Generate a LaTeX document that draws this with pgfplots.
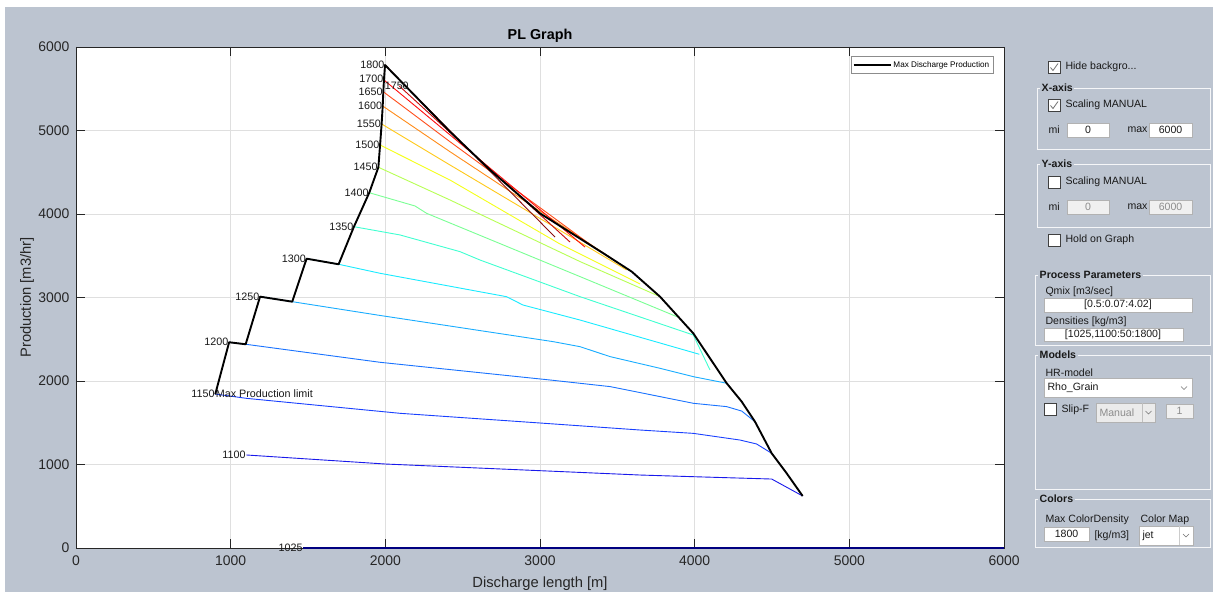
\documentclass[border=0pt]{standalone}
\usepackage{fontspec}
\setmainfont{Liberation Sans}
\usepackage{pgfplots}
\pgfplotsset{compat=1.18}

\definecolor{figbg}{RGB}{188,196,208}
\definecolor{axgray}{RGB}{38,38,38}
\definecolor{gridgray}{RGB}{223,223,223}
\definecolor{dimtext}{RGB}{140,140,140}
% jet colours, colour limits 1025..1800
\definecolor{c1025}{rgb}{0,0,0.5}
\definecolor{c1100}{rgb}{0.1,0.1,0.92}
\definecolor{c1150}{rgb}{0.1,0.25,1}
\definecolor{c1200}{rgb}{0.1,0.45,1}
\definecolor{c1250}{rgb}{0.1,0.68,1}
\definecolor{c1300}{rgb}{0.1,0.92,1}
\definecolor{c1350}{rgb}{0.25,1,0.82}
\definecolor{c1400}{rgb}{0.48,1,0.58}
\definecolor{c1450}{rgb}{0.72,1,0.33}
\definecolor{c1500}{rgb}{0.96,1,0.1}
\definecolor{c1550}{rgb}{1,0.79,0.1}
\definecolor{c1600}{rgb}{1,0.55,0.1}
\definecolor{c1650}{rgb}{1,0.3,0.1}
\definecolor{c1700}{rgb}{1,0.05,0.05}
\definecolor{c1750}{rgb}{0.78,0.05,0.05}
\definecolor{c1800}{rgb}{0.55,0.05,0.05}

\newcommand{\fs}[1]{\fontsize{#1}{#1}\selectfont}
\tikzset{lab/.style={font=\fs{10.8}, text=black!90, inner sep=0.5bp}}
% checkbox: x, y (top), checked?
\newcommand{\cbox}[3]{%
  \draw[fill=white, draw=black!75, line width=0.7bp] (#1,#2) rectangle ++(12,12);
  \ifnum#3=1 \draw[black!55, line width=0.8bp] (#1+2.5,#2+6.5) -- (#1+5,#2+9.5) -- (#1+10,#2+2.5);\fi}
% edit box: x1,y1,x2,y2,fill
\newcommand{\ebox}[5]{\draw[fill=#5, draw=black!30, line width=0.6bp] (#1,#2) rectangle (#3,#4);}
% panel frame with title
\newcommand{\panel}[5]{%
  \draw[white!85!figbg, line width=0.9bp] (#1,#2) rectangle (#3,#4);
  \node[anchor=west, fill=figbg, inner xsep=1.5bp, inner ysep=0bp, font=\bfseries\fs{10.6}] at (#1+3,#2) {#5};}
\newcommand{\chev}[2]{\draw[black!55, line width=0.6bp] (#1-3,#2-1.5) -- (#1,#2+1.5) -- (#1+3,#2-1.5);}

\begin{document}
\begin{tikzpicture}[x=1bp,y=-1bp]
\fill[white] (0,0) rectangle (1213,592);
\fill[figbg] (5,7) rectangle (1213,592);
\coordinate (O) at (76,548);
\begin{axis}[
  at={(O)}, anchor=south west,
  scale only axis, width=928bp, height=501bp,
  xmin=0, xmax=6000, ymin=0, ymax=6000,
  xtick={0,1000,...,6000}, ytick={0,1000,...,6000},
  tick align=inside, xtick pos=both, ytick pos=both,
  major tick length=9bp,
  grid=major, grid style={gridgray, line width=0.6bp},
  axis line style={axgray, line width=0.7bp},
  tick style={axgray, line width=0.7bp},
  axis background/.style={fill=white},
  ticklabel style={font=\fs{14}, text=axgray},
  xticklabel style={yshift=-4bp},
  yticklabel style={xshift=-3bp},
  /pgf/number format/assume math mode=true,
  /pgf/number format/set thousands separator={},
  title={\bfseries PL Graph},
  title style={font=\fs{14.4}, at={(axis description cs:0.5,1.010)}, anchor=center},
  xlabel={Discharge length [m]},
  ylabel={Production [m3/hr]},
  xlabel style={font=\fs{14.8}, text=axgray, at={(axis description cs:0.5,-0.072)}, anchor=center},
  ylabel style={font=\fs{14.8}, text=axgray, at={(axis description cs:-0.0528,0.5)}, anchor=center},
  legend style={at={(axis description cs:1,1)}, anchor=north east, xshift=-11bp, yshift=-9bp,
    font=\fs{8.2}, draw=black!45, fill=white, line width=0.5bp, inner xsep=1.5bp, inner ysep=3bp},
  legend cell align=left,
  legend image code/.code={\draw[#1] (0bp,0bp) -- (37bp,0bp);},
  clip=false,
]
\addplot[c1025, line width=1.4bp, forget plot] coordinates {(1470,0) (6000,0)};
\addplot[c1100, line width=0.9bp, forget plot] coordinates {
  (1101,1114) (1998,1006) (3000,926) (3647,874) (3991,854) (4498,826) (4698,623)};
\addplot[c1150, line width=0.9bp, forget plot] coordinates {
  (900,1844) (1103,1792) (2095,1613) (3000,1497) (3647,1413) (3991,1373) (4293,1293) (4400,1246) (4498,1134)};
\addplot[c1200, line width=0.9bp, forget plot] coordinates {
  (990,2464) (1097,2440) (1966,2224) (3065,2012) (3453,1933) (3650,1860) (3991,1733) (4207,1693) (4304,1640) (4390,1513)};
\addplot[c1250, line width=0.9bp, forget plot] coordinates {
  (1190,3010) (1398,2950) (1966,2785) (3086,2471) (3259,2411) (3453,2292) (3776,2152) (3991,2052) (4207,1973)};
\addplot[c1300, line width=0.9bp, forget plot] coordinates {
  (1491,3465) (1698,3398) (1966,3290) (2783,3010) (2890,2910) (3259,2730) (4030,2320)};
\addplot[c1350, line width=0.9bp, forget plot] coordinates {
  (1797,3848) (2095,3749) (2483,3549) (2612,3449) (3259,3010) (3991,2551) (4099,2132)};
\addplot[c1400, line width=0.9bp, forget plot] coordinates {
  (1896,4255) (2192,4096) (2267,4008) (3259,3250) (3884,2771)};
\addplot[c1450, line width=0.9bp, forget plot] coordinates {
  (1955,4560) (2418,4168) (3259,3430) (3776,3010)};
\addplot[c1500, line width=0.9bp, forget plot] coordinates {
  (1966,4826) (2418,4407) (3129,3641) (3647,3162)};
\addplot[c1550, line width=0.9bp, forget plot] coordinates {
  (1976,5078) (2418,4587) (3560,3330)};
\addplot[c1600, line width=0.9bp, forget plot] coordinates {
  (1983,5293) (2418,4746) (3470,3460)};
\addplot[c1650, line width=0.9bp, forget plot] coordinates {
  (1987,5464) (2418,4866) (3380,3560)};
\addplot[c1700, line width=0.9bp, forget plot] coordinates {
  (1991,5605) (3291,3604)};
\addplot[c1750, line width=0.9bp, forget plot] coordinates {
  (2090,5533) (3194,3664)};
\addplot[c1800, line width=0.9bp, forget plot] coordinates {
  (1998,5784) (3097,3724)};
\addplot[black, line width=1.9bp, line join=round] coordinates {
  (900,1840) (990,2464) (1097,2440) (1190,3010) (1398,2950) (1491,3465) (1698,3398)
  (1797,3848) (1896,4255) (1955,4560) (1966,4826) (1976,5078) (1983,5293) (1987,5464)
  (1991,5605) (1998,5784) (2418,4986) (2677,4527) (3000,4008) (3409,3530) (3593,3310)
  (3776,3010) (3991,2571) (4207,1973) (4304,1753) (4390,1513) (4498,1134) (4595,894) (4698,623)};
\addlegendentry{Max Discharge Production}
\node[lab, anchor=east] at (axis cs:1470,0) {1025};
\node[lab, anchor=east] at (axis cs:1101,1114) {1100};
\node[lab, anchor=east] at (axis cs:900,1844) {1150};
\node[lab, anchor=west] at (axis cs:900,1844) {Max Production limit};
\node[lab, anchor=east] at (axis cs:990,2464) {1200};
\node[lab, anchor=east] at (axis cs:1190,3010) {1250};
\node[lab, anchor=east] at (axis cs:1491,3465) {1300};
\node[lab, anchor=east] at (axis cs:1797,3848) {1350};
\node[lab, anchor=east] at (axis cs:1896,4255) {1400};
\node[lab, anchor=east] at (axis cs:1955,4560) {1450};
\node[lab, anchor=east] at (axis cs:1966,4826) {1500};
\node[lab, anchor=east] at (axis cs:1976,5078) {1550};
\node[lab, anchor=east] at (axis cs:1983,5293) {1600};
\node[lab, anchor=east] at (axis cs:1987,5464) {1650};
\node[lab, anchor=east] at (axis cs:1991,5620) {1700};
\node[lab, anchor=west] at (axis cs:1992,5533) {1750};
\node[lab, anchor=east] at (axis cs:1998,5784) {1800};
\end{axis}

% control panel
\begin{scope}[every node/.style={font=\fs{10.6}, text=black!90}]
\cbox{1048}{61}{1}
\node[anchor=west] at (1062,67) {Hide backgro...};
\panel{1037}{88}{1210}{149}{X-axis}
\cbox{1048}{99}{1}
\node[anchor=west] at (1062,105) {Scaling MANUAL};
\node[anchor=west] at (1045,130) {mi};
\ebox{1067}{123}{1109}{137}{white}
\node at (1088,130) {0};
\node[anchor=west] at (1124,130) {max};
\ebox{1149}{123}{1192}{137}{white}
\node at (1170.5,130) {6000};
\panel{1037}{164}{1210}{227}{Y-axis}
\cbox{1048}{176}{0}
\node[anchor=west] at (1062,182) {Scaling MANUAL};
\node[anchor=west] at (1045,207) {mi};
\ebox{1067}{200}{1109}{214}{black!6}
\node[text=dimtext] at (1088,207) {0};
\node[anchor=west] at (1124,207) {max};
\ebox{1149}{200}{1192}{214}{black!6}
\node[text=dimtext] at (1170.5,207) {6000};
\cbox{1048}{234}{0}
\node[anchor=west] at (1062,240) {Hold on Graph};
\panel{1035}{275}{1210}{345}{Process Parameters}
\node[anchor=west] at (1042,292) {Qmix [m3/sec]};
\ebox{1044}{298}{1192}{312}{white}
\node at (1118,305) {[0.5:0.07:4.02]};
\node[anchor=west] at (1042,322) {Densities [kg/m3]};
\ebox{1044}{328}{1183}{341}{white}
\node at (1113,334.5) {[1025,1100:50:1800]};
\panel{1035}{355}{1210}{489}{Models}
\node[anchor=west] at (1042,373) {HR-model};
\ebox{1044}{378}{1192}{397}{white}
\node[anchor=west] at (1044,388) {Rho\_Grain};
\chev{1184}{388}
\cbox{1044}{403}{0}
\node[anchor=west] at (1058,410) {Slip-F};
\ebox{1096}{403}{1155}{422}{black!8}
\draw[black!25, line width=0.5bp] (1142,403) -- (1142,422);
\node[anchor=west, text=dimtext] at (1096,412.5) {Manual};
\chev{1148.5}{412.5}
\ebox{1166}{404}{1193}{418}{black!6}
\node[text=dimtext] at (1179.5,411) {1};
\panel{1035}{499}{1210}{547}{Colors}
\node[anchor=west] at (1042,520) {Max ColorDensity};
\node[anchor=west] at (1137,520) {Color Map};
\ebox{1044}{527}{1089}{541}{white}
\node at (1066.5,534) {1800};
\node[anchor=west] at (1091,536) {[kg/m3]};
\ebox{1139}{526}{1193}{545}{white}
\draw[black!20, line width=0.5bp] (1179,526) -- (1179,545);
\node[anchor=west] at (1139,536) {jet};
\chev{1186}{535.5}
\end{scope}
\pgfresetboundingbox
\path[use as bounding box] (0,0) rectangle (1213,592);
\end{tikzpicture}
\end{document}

■ **Aim**: Copy out every line where the word "with" occurs.

■ **Finished exercise**:
Generate a LaTeX document that draws this with pgfplots.
% panel frame with title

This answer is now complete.